Every time Brazil scores a goal at home now, the crowd chants ''the champions are back.''
It's a relatively recent phenomenon, only gaining momentum after Adenor Leonardo Bacchi - universally known as Tite - became the Selecao coach in September last year.
Tite's tenure followed a gloomy period, when there were concerns among Brazilians that their revered national team may not qualify for the World Cup just four years after hosting the sport's marquee tournament.
But with the unbeaten run under Tite stretching to 12 games with a 3-0 win over Chile on Tuesday on the last day of South American qualifying, the five-time champions have re-emerged as contenders for the World Cup title.
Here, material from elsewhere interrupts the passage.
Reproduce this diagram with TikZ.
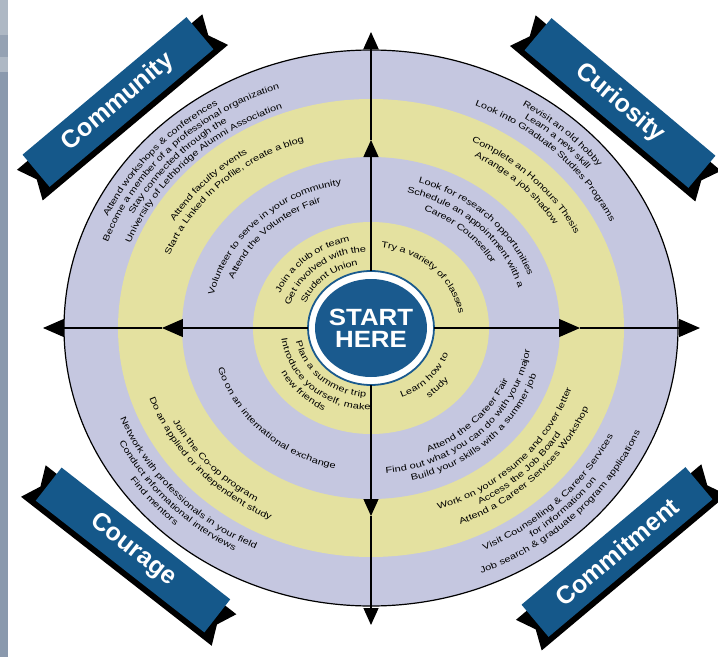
\documentclass[tikz,border=0pt]{standalone}
\usepackage{fontspec}
\setmainfont{Liberation Sans}
\newfontfamily\ringfont[FakeStretch=1.28]{Liberation Sans}
\newfontfamily\startfont[FakeStretch=1.1]{Liberation Sans}
\usetikzlibrary{arrows.meta,decorations.text,shapes.geometric}

\definecolor{ringlav}{HTML}{C5C7E0}
\definecolor{ringyel}{HTML}{E4E1A0}
\definecolor{bannerblue}{HTML}{15588A}
\definecolor{startblue}{HTML}{1A5A8E}
\definecolor{stripgray}{HTML}{8A99AD}
\definecolor{striplight}{HTML}{AEB8C4}
\definecolor{stripmid}{HTML}{95A2B3}

\def\ringtxt{\ringfont\fontsize{8.6}{10}\selectfont}

% text on an upper arc, read clockwise: radius factor, mid angle, text
\newcommand\uptext[3]{%
  \pgfmathsetmacro\lrx{#1*307}\pgfmathsetmacro\lry{#1*278}%
  \pgfmathsetmacro\sp{min(85,32/#1)}%
  \pgfmathsetmacro\la{#2+\sp}\pgfmathsetmacro\lb{#2-\sp}%
  \path[decorate,decoration={text along path,text align=center,raise=-2.8pt,
      text={|\ringtxt|#3}}]
    (\la:\lrx pt and \lry pt) arc[start angle=\la,end angle=\lb,x radius=\lrx pt,y radius=\lry pt];}
% same on a lower arc, read counter clockwise
\newcommand\downtext[3]{%
  \pgfmathsetmacro\lrx{#1*307}\pgfmathsetmacro\lry{#1*278}%
  \pgfmathsetmacro\sp{min(85,32/#1)}%
  \pgfmathsetmacro\la{#2-\sp}\pgfmathsetmacro\lb{#2+\sp}%
  \path[decorate,decoration={text along path,text align=center,raise=-2.8pt,
      text={|\ringtxt|#3}}]
    (\la:\lrx pt and \lry pt) arc[start angle=\la,end angle=\lb,x radius=\lrx pt,y radius=\lry pt];}

% ribbon with notched black tails
\newcommand\banner[4]{%
  \begin{scope}[shift={#2},rotate=#3]
    \fill (-121,-27) -- (121,-27) -- (112,-7) -- (121,13) -- (-121,13) -- (-112,-7) -- cycle;
    \fill[bannerblue] (-107,-21) rectangle (107,21);
    \node[banner text,rotate=#3] (#1) at (0,0) {#4};
  \end{scope}}

\tikzset{
  axis line/.style={line width=1.3pt},
  vtip/.style={-{Triangle[length=17pt,width=15pt]}},
  htip/.style={-{Triangle[length=21pt,width=18pt]}},
  banner text/.style={text=white,font=\fontsize{25}{25}\selectfont\bfseries},
  start/.style={ellipse,minimum width=126pt,minimum height=114pt,inner sep=0pt,
    align=center,text=white,font=\startfont\fontsize{23.5}{22}\selectfont\bfseries}
}

\begin{document}
\begin{tikzpicture}[x=1pt,y=1pt]
  \useasboundingbox (-371,-329) rectangle (347,328);
  % strip at the left edge
  \fill[stripgray] (-371,-329) rectangle (-363,328);
  \fill[striplight] (-371,328) rectangle (-363,293);
  \fill[stripmid] (-371,293) rectangle (-363,271);
  \fill[striplight] (-371,271) rectangle (-363,256);

  % bands
  \filldraw[fill=ringlav,line width=1.2pt] (0,0) ellipse [x radius=307pt,y radius=278pt];
  \fill[ringyel] (0,0) ellipse [x radius=253pt,y radius=229pt];
  \fill[ringlav] (0,0) ellipse [x radius=189pt,y radius=171pt];
  \fill[ringyel] (0,0) ellipse [x radius=118pt,y radius=106pt];

  % hub
  \filldraw[fill=white,draw=startblue,line width=1.8pt] (0,0) ellipse [x radius=63pt,y radius=57pt];
  \fill[startblue] (0,0) ellipse [x radius=56pt,y radius=49pt];
  \node[start] (start) at (0,0) {START\\HERE};

  % axes
  \coordinate (n-in) at (0,188);   \coordinate (n-out) at (0,296);
  \coordinate (s-in) at (0,-188);  \coordinate (s-out) at (0,-297);
  \coordinate (w-in) at (-209,0);  \coordinate (w-out) at (-328,0);
  \coordinate (e-in) at (209,0);   \coordinate (e-out) at (329,0);
  \foreach \d in {n,s}{
    \draw[axis line,vtip] (start) -- (\d-in);
    \draw[axis line,vtip] (\d-in) -- (\d-out);
  }
  \foreach \d in {w,e}{
    \draw[axis line,htip] (start) -- (\d-in);
    \draw[axis line,htip] (\d-in) -- (\d-out);
  }

  % community
  \uptext{.955}{139}{Attend workshops {\&} conferences}
  \uptext{.92}{135}{Become a member of a professional organization}
  \uptext{.885}{138}{Stay connected through the}
  \uptext{.85}{135}{University of Lethbridge Alumni Association}
  \uptext{.755}{137}{Attend faculty events}
  \uptext{.715}{134}{Start a Linked In Profile, create a blog}
  \uptext{.535}{135}{Volunteer to serve in your community}
  \uptext{.49}{136}{Attend the Volunteer Fair}
  \uptext{.33}{132}{Join a club or team}
  \uptext{.285}{130}{Get involved with the}
  \uptext{.24}{131}{Student Union}

  % curiosity
  \uptext{.95}{47.5}{Revisit an old hobby}
  \uptext{.915}{47}{Learn a new skill}
  \uptext{.878}{46}{Look into Graduate Studies Programs}
  \uptext{.755}{44.5}{Complete an Honours Thesis}
  \uptext{.712}{45.5}{Arrange a job shadow}
  \uptext{.555}{45.5}{Look for research opportunities}
  \uptext{.51}{45}{Schedule an appointment with a}
  \uptext{.465}{47}{Career Counsellor}
  \uptext{.30}{45}{Try a variety of classes}

  % courage
  \downtext{.24}{227}{Plan a summer trip}
  \downtext{.285}{227}{Introduce yourself, make}
  \downtext{.325}{223}{new friends}
  \downtext{.51}{225}{Go on an international exchange}
  \downtext{.718}{222}{Join the Co{‐}op program}
  \downtext{.755}{221}{Do an applied or independent study}
  \downtext{.87}{222.5}{Network with professionals in your field}
  \downtext{.908}{223}{Conduct informational interviews}
  \downtext{.945}{220.5}{Find mentors}

  % commitment
  \downtext{.26}{318}{Learn how to}
  \downtext{.305}{318}{study}
  \downtext{.475}{317}{Attend the Career Fair}
  \downtext{.515}{314.5}{Find out what you can do with your major}
  \downtext{.555}{314.5}{Build your skills with a summer job}
  \downtext{.68}{316}{Work on your resume and cover letter}
  \downtext{.717}{315}{Access the Job Board}
  \downtext{.755}{316}{Attend a Career Services Workshop}
  \downtext{.87}{315}{Visit Counselling {\&} Career Services}
  \downtext{.907}{315}{for information on}
  \downtext{.944}{315}{Job search {\&} graduate program applications}

  % ribbons
  \banner{community}{(-253,226)}{40}{Community}
  \banner{curiosity}{(249,225)}{-40}{Curiosity}
  \banner{courage}{(-238,-222)}{-38}{Courage}
  \banner{commitment}{(246,-224)}{40}{Commitment}
\end{tikzpicture}
\end{document}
The Brazilians had already qualified in March, and could relax as six other South American countries competed for three other direct World Cup berths and one spot in an intercontinental playoff on the last day of qualifying.
''Tite is responsible for the change and for our great moment,'' defender Dani Alves said after the win over Chile in Sao Paulo. ''When it comes to tactics, he is well ahead of any other coach in Brazil these days. He is a great manager of people, too. And he will be key for us to keep that momentum until the World Cup comes.''
Tite was the people's favorite to take over in June 2016 after a series of bad results for Brazil under Dunga and an ethical crisis at Brazil's football confederation, with its chairman involved in corruption scandals.
At that point, Brazil had nine points from six games and was out of the World Cup qualification positions. The performances were below par, star Neymar was having difficulties, creative players such as Philippe Coutinho were being overlooked, and fans were still traumatized from Brazil's 7-1 semifinal loss to Germany at the 2014 World Cup.
It was quite a transformation in 12 months. And Tite's new Selecao did more than merely win on the field. It won back its demanding fans with convincing victories over Argentina and Uruguay.
He also gave opportunities to players like midfielder Paulinho. The box-to-box player scored six goals in qualifiers, as many as Neymar, and was signed by Barcelona in the process.
''Tite's team made me like to watch Brazil again,'' said Juliana Moritz, a psychologist. ''After the 2014 World Cup I promised to stop supporting Brazil, it was too much for me. Now it is different, we have the talents like Neymar and Gabriel Jesus and the coach is a nice, competent guy.''
The Brazil coach also encourages dialogue with players, and says he exchanges many tactical ideas with Beijing Guoan midfielder Renato Augusto, who has become a key starter under his helm.
The rebuilt Brazil squad no longer relies on a bulldozing No. 9, like Luiz Felipe Scolari's World Cup squad did in 2014. Instead, Tite has used Manchester City's Gabriel Jesus, who has delivered a team-leading seven goals in the qualifying campaign.
When he was hired, Tite made it clear that he didn't think Brazil lack talented players, only that it needed to find some balance.
Despite all the recent success, it remains a work in progress. Brazil does not have a clear No. 1 pick as goalkeeper, and there's no obvious backups for players like defender Dani Alves and Marcelo and midfielder Philippe Coutinho.
In a bid to keep improving, Brazil has scheduled friendlies against Japan, England, Germany and Russia ahead of the World Cup.